Her eyes fluttered open and fastened onto me. Her lips chattered so hard, it took a long time for her to speak.

“Y-y-you c-c-came for m-me,” she said.

She dropped her face against my chest and shut down. Shock. Her face was so pale. I struggled up the steep creek bank and broke into a heavy, stumbling run through the forest.

Hoping that whoever was blowing those police sirens had the presence of mind to bring an ambulance along.

They did. Soon, I was able to pass her into the hands of people whose business it was to make sure she’d be all right. But I had to struggle to let go of her when the time came. They had to pry my shaking, clawed fingers loose.

The period that followed was a murky blur. A lot of people tried to talk to me, to very little purpose. I’d just shut down.

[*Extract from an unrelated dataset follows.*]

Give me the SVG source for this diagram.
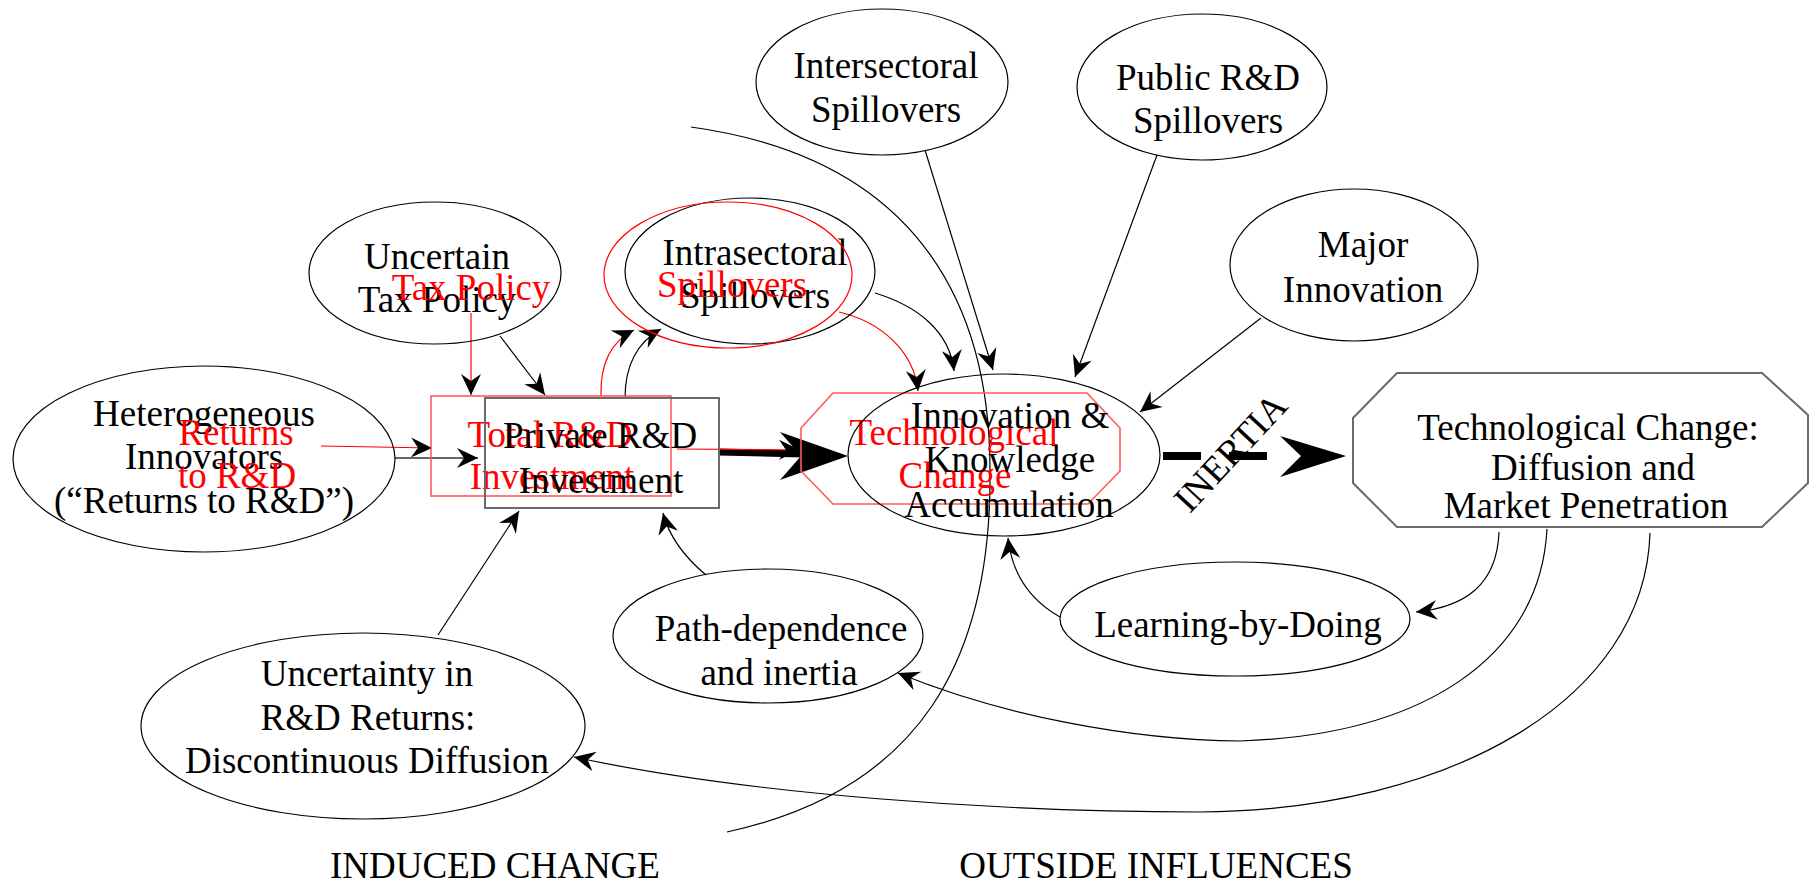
<svg xmlns="http://www.w3.org/2000/svg" width="1815" height="885" viewBox="0 0 1815 885">
<defs>
<marker id="ah" viewBox="-22 -11 24 22" refX="0" refY="0" markerWidth="24" markerHeight="22" markerUnits="userSpaceOnUse" orient="auto">
<path d="M0,0 L-21,-10 L-14,0 L-21,10 Z" fill="#000"/>
</marker>
</defs>
<style>
text{font-family:"Liberation Serif","Times New Roman",serif;font-size:37px;text-anchor:middle;fill:#000}
text.r{fill:#ff0000}
.n{fill:none;stroke:#000;stroke-width:1.2}
.rn{fill:none;stroke:#ff0000;stroke-width:1.2}
.rb{fill:none;stroke:#ff5a5a;stroke-width:1.6}
.gb{fill:none;stroke:#6a6a6a;stroke-width:2}
.c{fill:none;stroke:#000;stroke-width:1.2}
.cr{fill:none;stroke:#ff0000;stroke-width:1.2}
.a{marker-end:url(#ah)}
</style>
<rect width="1815" height="885" fill="#fff"/>

<g id="connectors">
<path class="cr a" d="M471,313 L471,395"/>
<path class="c a" d="M500,336 L545,395"/>
<path class="cr a" d="M321,446 L432,448"/>
<path class="a" d="M395,458 L478,458" fill="none" stroke="#666" stroke-width="2"/>
<path class="cr a" d="M601,396 C600,362 612,341 634,330"/>
<path class="c a" d="M625,398 C625,364 638,342 661,329"/>
<path class="c a" d="M438,635 L519,511"/>
<path class="c a" d="M706,575 C688,560 670,540 663,513"/>
<path d="M719,452 L803,454" stroke="#000" stroke-width="7" fill="none"/>
<path class="cr a" d="M677,449 L800,450"/>
<polygon points="780,432 848,456 780,480 801,456" fill="#000"/>
<path class="cr a" d="M839,312 C882,322 914,352 918,391"/>
<path class="c a" d="M875,293 C918,306 950,332 954,371"/>
<path class="c a" d="M925,150 L993,370"/>
<path class="c a" d="M1157,155 L1075,377"/>
<path class="c a" d="M1261,318 L1140,412"/>
<path class="c" d="M691,127 C930,160 990,320 990,470 C992,660 920,790 727,832"/>
<path class="c a" d="M1060,617 C1030,600 1012,575 1008,538"/>
<path d="M1163,456 L1272,456" stroke="#000" stroke-width="8" stroke-dasharray="38 28" fill="none"/>
<polygon points="1280,436 1346,456 1280,477 1301,456" fill="#000"/>
<path class="c a" d="M1499,532 C1497,585 1465,607 1416,612"/>
<path class="c a" d="M1547,529 C1540,660 1420,735 1240,741 C1130,740 1000,715 898,673"/>
<path class="c a" d="M1650,533 C1645,700 1450,810 1200,812 C1000,812 750,795 574,757"/>
</g>

<g id="node-intersectoral">
<ellipse class="n" cx="882" cy="82" rx="126" ry="73"/>
<text x="886" y="78">Intersectoral</text>
<text x="886" y="122">Spillovers</text>
</g>

<g id="node-public">
<ellipse class="n" cx="1202" cy="87" rx="125" ry="73"/>
<text x="1208" y="90">Public R&amp;D</text>
<text x="1208" y="133">Spillovers</text>
</g>

<g id="node-major">
<ellipse class="n" cx="1354" cy="265" rx="124" ry="76"/>
<text x="1363" y="257">Major</text>
<text x="1363" y="302">Innovation</text>
</g>

<g id="node-tax">
<ellipse class="n" cx="435" cy="273" rx="126" ry="71"/>
<text x="437" y="269">Uncertain</text>
<text x="437" y="312">Tax Policy</text>
<text class="r" x="471" y="300">Tax Policy</text>
</g>

<g id="node-heterogeneous">
<ellipse class="n" cx="204" cy="459" rx="191" ry="93"/>
<text x="204" y="426">Heterogeneous</text>
<text x="204" y="469">Innovators</text>
<text x="204" y="513">(“Returns to R&amp;D”)</text>
<text class="r" x="236" y="445">Returns</text>
<text class="r" x="237" y="488">to R&amp;D</text>
</g>

<g id="node-total-rd">
<rect class="rb" x="431" y="396" width="240" height="100"/>
<text class="r" x="550" y="447">Total R&amp;D</text>
<text class="r" x="552" y="489">Investment</text>
</g>

<g id="node-private-rd">
<rect class="gb" x="485" y="398" width="234" height="110"/>
<text x="600" y="448">Private R&amp;D</text>
<text x="601" y="493">Investment</text>
</g>

<g id="node-intrasectoral">
<ellipse class="n" cx="750" cy="271" rx="125" ry="73"/>
<text x="755" y="265">Intrasectoral</text>
<text x="755" y="308">Spillovers</text>
</g>

<g id="node-spillovers-red">
<ellipse class="rn" cx="728" cy="275" rx="124" ry="73"/>
<text class="r" x="732" y="297">Spillovers</text>
</g>

<g id="node-tech-red">
<polygon class="rb" points="833,393 1087,393 1120,428 1120,471 1088,504 833,504 801,471 801,428"/>
<text class="r" x="954" y="445">Technological</text>
<text class="r" x="955" y="488">Change</text>
</g>

<g id="node-innovation">
<ellipse class="n" cx="1004" cy="455" rx="156" ry="81"/>
<text x="1010" y="428">Innovation &amp;</text>
<text x="1010" y="472">Knowledge</text>
<text x="1009" y="517">Accumulation</text>
</g>

<g id="label-inertia">
<text transform="translate(1230,452) rotate(-47)" x="0" y="13" font-size="38">INERTIA</text>
</g>

<g id="node-techchange">
<polygon class="gb" points="1397,373 1762,373 1808,415 1808,483 1762,527 1397,527 1353,483 1353,418"/>
<text x="1588" y="440">Technological Change:</text>
<text x="1593" y="480">Diffusion and</text>
<text x="1586" y="518">Market Penetration</text>
</g>

<g id="node-learning">
<ellipse class="n" cx="1235" cy="619" rx="175" ry="57"/>
<text x="1238" y="637">Learning-by-Doing</text>
</g>

<g id="node-path">
<ellipse class="n" cx="768" cy="636" rx="155" ry="67"/>
<text x="781" y="641">Path-dependence</text>
<text x="779" y="685">and inertia</text>
</g>

<g id="node-uncertainty">
<ellipse class="n" cx="363" cy="726" rx="222" ry="93"/>
<text x="367" y="686">Uncertainty in</text>
<text x="368" y="730">R&amp;D Returns:</text>
<text x="367" y="773">Discontinuous Diffusion</text>
</g>

<g id="labels">
<text x="495" y="878">INDUCED CHANGE</text>
<text x="1156" y="878">OUTSIDE INFLUENCES</text>
</g>
</svg>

I stared at myself in the hospital bathroom mirror. I stank of that bitter antiseptic foam soap in the squeeze bottle over the sink—the stuff I’d tried to clean myself up with. I supposed it beat the stench of river mud, but the blend of the two bad smells was uniquely nasty.

Nancy and Liam had brought me a change of clothes. Liam’s stuff fit well enough, although the shirt was tight around my shoulders. My own clothing lay in a clammy, mud-slimed snarl on the hospital bathroom floor. I shoved the gun back into my jeans, covered it with the shirttail.

I was crashing. I felt icy cold inside, and my hands couldn’t stop shaking.

The doctors and nurses had forced me out of Nell’s room so they could examine her, hook her up to all the tubes, needles, and machines. I’d waited outside the door like a patient hound shivering on the doorstep until they took pity on me and let me back in again.

She looked so fragile. So pale. Only her hair had vitality, lying in great billows of fuzzy black ringlets over the pillow.

I was so afraid I could hardly breathe. I wondered if I’d earned enough points with this stunt to get another chance with her, after everything that had happened.

I’d seen how my world looked without her in it. I’d felt that to the fullest during that hellacious race against time. I couldn’t face it.

I’d say any words she wanted to hear. I didn’t give a fuck whether they were true or not, realistic or not.

I no longer cared about honesty, dealing straight, any of that meaningless bullshit.

She could write out a script for me, if she wanted, and I’d parrot it back to her, get it signed, witnessed, and notarized.

I wasn’t ashamed. I didn’t have the energy for shame. I knew when I was whipped.

The only reason I’d left her bedside at all was because Liam and Nell’s sisters were there, talking in hushed tones, giving me worried looks. Vivi had bought me coffee and a sandwich at the lunch stand in the lobby. I hadn’t been able to eat it. My insides had turned to stone.

I kicked my stuff into the corner of the bathroom and walked out, braving the sympathetic glances. Vivi vacated the chair near the head of Nell’s bed. I jerked my chin at it, indicating that she should sit again.

“As fucking if. Sit.” She grabbed my shoulders and pushed me into the chair. “You’re the one who’s been out there being heroic, getting shot at.”

I slumped into the chair and took Nell’s hand again—the one that wasn’t torn up, bandaged into a puffy white ball. Her hand was so cold. But so was mine. Clammy with fear. I had no heat to give her.

Vivi put her hand on my shoulder, leaned over, and kissed the top of my head. “Hey. Duncan,” she said softly. “You did good. It’s going to be fine. Try to relax, okay? You’re scaring us.”

I jerked my head and hunched lower over Nell’s hand. Some time later, her fingers twitched inside mine. My heart jumped into my throat. Her eyes were fluttering open. Dazed.

Nancy and Vivi got up and came over to the other side of the bed. “Hey, sweetie,” Nancy said, her voice thick with tears.

Nell gave them a tiny smile, like the corners of her lips were too heavy to lift. Her eyes flicked to mine. I stared back, mute. A silence took over the room. An electrical charge that grew … and grew.

“Ah, maybe the three of us can just go take a little coffee break,” Vivi suggested softly. “Come on, you guys. Let’s go.”

They trooped out the door, leaving the two of us finally alone.